In terms of the splitting of my family, we all know it to be a sad affair, but we all pretend, as we should, that it is a tale of liberation! My mother, she who has bellowed out that she is a slave (in response to having to do the dishes and clean the counters, an activity she enjoys) sees the bills to come as liberation from her failed marriage, something which haunts her daily, despite my Father’s dulled engagements, solemn interactions, and calm demeanor, aside from very few – as of late, thankfully – moments of anger. My Father, on the other hand, I worry for him. My family, this terrible bunch, this broken mirage, this fractured mural, has celebrated the destruction of our unity, but deep down, in the same manner as I, weeps for its deconstruction.
My Father spends his days as a prison guard, a corrections officer. He watches over the worst humanity has to offer, sees violence daily, and is forced to interact with it – be a mediator or complacent spectator. My Father is a classic kind of man, someone I feel is misunderstood in our modern age. And still, he is respectful to the family. My siblings are products of a pitiful modernity, accompanied with a fear, a great fear. They all have a list of misdoings in which he has done to them, all he has done with purpose in his eyes. And what of it? I hated him too once, and yet all I can see – all I fear – is the day when he is no longer with us. That day is what I truly fear, not death.

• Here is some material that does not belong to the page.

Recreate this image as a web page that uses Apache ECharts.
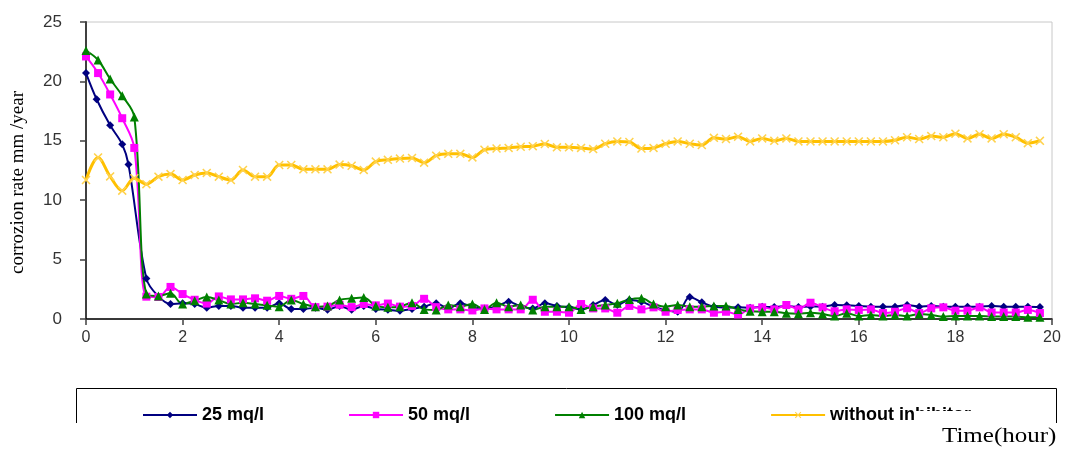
<!DOCTYPE html>
<html><head><meta charset="utf-8">
<script src="https://cdn.jsdelivr.net/npm/echarts@6/dist/echarts.min.js"></script>
<style>html,body{margin:0;padding:0;background:#fff}#c{width:1065px;height:450px}</style>
</head><body><div id="c"></div>
<script>
const hours = [
  0, 0.25, 0.5, 0.75, 1, 1.25, 1.5, 1.75,
  2, 2.25, 2.5, 2.75, 3, 3.25, 3.5, 3.75,
  4, 4.25, 4.5, 4.75, 5, 5.25, 5.5, 5.75,
  6, 6.25, 6.5, 6.75, 7, 7.25, 7.5, 7.75,
  8, 8.25, 8.5, 8.75, 9, 9.25, 9.5, 9.75,
  10, 10.25, 10.5, 10.75, 11, 11.25, 11.5, 11.75,
  12, 12.25, 12.5, 12.75, 13, 13.25, 13.5, 13.75,
  14, 14.25, 14.5, 14.75, 15, 15.25, 15.5, 15.75,
  16, 16.25, 16.5, 16.75, 17, 17.25, 17.5, 17.75,
  18, 18.25, 18.5, 18.75, 19, 19.25, 19.5, 19.75
];
const hours25 = [
  0, 0.22, 0.5, 0.75, 0.88, 1.25, 1.5, 1.75,
  2, 2.25, 2.5, 2.75, 3, 3.25, 3.5, 3.75,
  4, 4.25, 4.5, 4.75, 5, 5.25, 5.5, 5.75,
  6, 6.25, 6.5, 6.75, 7, 7.25, 7.5, 7.75,
  8, 8.25, 8.5, 8.75, 9, 9.25, 9.5, 9.75,
  10, 10.25, 10.5, 10.75, 11, 11.25, 11.5, 11.75,
  12, 12.25, 12.5, 12.75, 13, 13.25, 13.5, 13.75,
  14, 14.25, 14.5, 14.75, 15, 15.25, 15.5, 15.75,
  16, 16.25, 16.5, 16.75, 17, 17.25, 17.5, 17.75,
  18, 18.25, 18.5, 18.75, 19, 19.25, 19.5, 19.75
];
const rate25 = [
  20.7, 18.5, 16.3, 14.7, 13.0, 3.4, 1.9, 1.26,
  1.32, 1.26, 0.95, 1.1, 1.1, 0.95, 0.95, 0.95,
  1.32, 0.84, 0.84, 0.95, 0.78, 1.1, 0.78, 1.1,
  0.84, 0.78, 0.7, 0.84, 1.04, 1.32, 0.89, 1.32,
  1.04, 0.89, 1.04, 1.46, 1.04, 0.89, 1.32, 1.1,
  0.98, 0.81, 1.18, 1.6, 1.18, 1.6, 1.46, 1.04,
  0.76, 0.6, 1.85, 1.4, 1.04, 0.95, 0.98, 0.95,
  1.04, 1.0, 1.1, 1.0, 1.05, 1.04, 1.18, 1.15,
  1.1, 1.04, 1.04, 1.04, 1.18, 1.04, 1.1, 1.04,
  1.04, 1.04, 1.04, 1.1, 1.04, 1.04, 1.04, 1.0
];
const rate50 = [
  22.1, 20.7, 18.9, 16.9, 14.4, 1.88, 1.85, 2.7,
  2.1, 1.62, 1.3, 1.9, 1.65, 1.65, 1.74, 1.54,
  1.94, 1.7, 1.94, 1.0, 1.04, 1.2, 1.0, 1.26,
  1.15, 1.3, 1.04, 1.1, 1.7, 1.0, 0.81, 0.81,
  0.72, 0.89, 0.81, 0.81, 0.81, 1.62, 0.61, 0.61,
  0.53, 1.26, 0.89, 0.89, 0.53, 1.1, 0.81, 0.98,
  0.61, 0.76, 0.81, 0.81, 0.53, 0.61, 0.38, 0.89,
  0.98, 0.81, 1.18, 0.81, 1.37, 0.98, 0.65, 0.81,
  0.76, 0.81, 0.5, 0.61, 0.9, 0.5, 0.9, 0.98,
  0.7, 0.7, 0.98, 0.55, 0.55, 0.55, 0.76, 0.5
];
const rate100 = [
  22.6, 21.8, 20.2, 18.8, 17.0, 2.1, 1.94, 2.16,
  1.26, 1.54, 1.85, 1.6, 1.26, 1.37, 1.26, 1.15,
  1.04, 1.6, 1.26, 1.04, 1.1, 1.6, 1.74, 1.82,
  1.1, 0.98, 1.04, 1.37, 0.81, 0.76, 1.18, 1.04,
  1.26, 0.81, 1.37, 1.04, 1.18, 0.76, 1.04, 1.04,
  1.04, 0.81, 1.04, 1.18, 1.32, 1.65, 1.74, 1.26,
  1.04, 1.18, 1.04, 1.04, 1.1, 1.1, 0.81, 0.65,
  0.61, 0.61, 0.48, 0.45, 0.53, 0.42, 0.25, 0.48,
  0.25, 0.34, 0.25, 0.34, 0.25, 0.42, 0.34, 0.2,
  0.25, 0.25, 0.25, 0.2, 0.2, 0.2, 0.15, 0.15
];
const rateNone = [
  11.7, 13.6, 12.0, 10.8, 11.85, 11.35, 11.98, 12.2,
  11.7, 12.12, 12.3, 11.98, 11.7, 12.54, 11.98, 11.98,
  12.96, 12.96, 12.6, 12.6, 12.6, 13.0, 12.9, 12.55,
  13.25, 13.4, 13.5, 13.55, 13.16, 13.75, 13.9, 13.9,
  13.6, 14.25, 14.35, 14.4, 14.5, 14.55, 14.73, 14.45,
  14.45, 14.4, 14.3, 14.75, 14.95, 14.9, 14.35, 14.4,
  14.75, 14.95, 14.75, 14.65, 15.25, 15.15, 15.35, 14.95,
  15.2, 15.0, 15.2, 14.95, 14.95, 14.95, 14.95, 14.95,
  14.95, 14.95, 14.95, 15.05, 15.3, 15.15, 15.4, 15.3,
  15.6, 15.2, 15.55, 15.2, 15.55, 15.3, 14.8, 15.0
];
const seriesNames = ['25 mq/l', '50 mq/l', '100 mq/l', 'without inhibitor'];
const yAxisTitle = 'corrozion rate mm /year';
const xAxisTitle = 'Time(hour)';

function pairs(xs, ys) { return ys.map((y, i) => [xs[i], y]); }

const xMark = 'path://M0,1.2L1.2,0L5,3.8L8.8,0L10,1.2L6.2,5L10,8.8L8.8,10L5,6.2L1.2,10L0,8.8L3.8,5Z';

const chart = echarts.init(document.getElementById('c'), null, { renderer: 'canvas' });
const axisCol = '#404040';
chart.setOption({
  animation: false,
  backgroundColor: '#fff',
  grid: { left: 86, top: 22, right: 13, bottom: 131, show: true, borderColor: '#c8c8c8', borderWidth: 1 },
  xAxis: {
    type: 'value', min: 0, max: 20, interval: 2,
    axisLine: { lineStyle: { color: '#000', width: 1.5 } },
    axisTick: { show: true, length: 6, lineStyle: { color: axisCol, width: 1.5 } },
    axisLabel: { margin: 11, color: '#333', fontFamily: 'Liberation Sans', fontSize: 16 },
    splitLine: { show: false }
  },
  yAxis: {
    type: 'value', min: 0, max: 25, interval: 5,
    name: yAxisTitle, nameLocation: 'middle', nameGap: 58,
    nameTextStyle: { fontFamily: 'Liberation Serif', fontSize: 19, color: '#000', padding: [0, 24, 0, 0] },
    axisLine: { lineStyle: { color: axisCol, width: 2 } },
    axisTick: { show: true, length: 6, lineStyle: { color: axisCol, width: 1.5 } },
    axisLabel: { margin: 24, color: '#333', fontFamily: 'Liberation Sans', fontSize: 17 },
    splitLine: { show: false }
  },
  legend: {
    left: 137, top: 401, itemWidth: 54, itemHeight: 8, itemGap: 84,
    textStyle: { fontFamily: 'Liberation Sans', fontWeight: 'bold', fontSize: 18, color: '#000' },
    data: seriesNames
  },
  series: [
    { name: seriesNames[0], type: 'line', data: pairs(hours25, rate25), smooth: 0.35,
      symbol: 'diamond', symbolSize: 8, color: '#000080', lineStyle: { width: 2, color: '#000080' }, itemStyle: { color: '#000080' } },
    { name: seriesNames[1], type: 'line', data: pairs(hours, rate50), smooth: 0.35,
      symbol: 'rect', symbolSize: 8, color: '#ff00ff', lineStyle: { width: 2, color: '#ff00ff' }, itemStyle: { color: '#ff00ff' } },
    { name: seriesNames[2], type: 'line', data: pairs(hours, rate100), smooth: 0.35,
      symbol: 'triangle', symbolSize: 9, color: '#008000', lineStyle: { width: 2, color: '#008000' }, itemStyle: { color: '#008000' } },
    { name: seriesNames[3], type: 'line', data: pairs(hours, rateNone), smooth: 0.35,
      symbol: xMark, symbolSize: 9, color: '#ffc000', lineStyle: { width: 3, color: '#ffc000' }, itemStyle: { color: '#ffd24d' } }
  ],
  graphic: [
    { type: 'polyline', silent: true, shape: { points: [[76.5, 423], [76.5, 388.5], [1056.5, 388.5], [1056.5, 423]] },
      style: { stroke: '#000', lineWidth: 1, fill: null } },
    { type: 'rect', silent: true, z: 100, shape: { x: 916, y: 411, width: 100, height: 13 }, style: { fill: '#fff' } },
    { type: 'rect', silent: true, z: 100, shape: { x: 60, y: 423, width: 1000, height: 4 }, style: { fill: '#fff' } },
    { type: 'text', left: 942, top: 427, style: { text: xAxisTitle, font: '20px "Liberation Serif"', fill: '#000' }, scaleX: 1.25 }
  ]
});
</script></body></html>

How funny; I feel less fear of the war than of that day. I’ve dreamt of it in the worst of possibilities.
I’ve stayed behind. My siblings all jumped ship, and good for them – but it was my duty to stay back for what’s left of the family and mediate their troubles, as they are incapable of doing so themselves. And this is what I’ve done, even if sometimes I’ve failed. But now, we’ve done it. The house has been sold. We have until early next month to move. Our family will be fractured very soon. I am to pack what I have (far too many clothes and even more CD’s and books) into my car. My life has only just begun, so I could fit it all into a large suitcase, were it not for my guitars, amps, piano . . . my possessions which I love so dearly. And yet, if they were to be destroyed, I’d only replace them with another. What are they in the grand scheme of my destiny? My guitar may accompany me most of all. My piano will change forms throughout my life, but I will maintain contact with those smooth wooden keys of beauty and suffering. True freedom is found there.
My little brother of thirteen . . . I regretfully say that I don’t think of him often. He is me in many ways, and the opposite of me in others. The trials of life, I believe, make one stronger. I’ll see to it that he chooses his habits properly, and all else is a part of life. I cannot imbue strength into another, it is only when they idolize it that it becomes true. Truly, what is my life when compared to the grandiosity of Napoleon, Muhammad Ali, Tolstoy, Elvis, Malcom X, Alexander the Great . . .
What are these woes if not a splinter compared to the trials of these great ones? I tarry not, as I too will have trials such as they. Indeed! Great men are measured by their successes against their trials. This ambition, however regretfully, stops me from caring much about many things. What is this life but a suitcase full of actions and a book full of memories? I only wish I could weep less for my family who suffer as they do.
And so, it’s arrived, my call to adventure. The first step has already been taken. I intend, if allowed, to spend a semester in Europe, join the Air National Guard, and perhaps become an Attorney. This is of course an objectification of my goals. Truly, in time, my actions will be seen not as actions but as fulfillments of will. And if this life should displease me, then in another life I’ll try perhaps more dutifully and faithfully to myself. Never grow tired, you ambitious one, he who I see in the mirror!
I only wish that my family should live in peace. If there were a way to take their sufferings from them, then perhaps I would. Though I do not know why. I may have learned to love their hooks in me. So be it. And so I’ll set off, suitcase in hand, and I’ll begin my voyage to Troy, to the future, to the great fire in the distance. And only when I feel the heat upon my skin will I begin to be satisfied.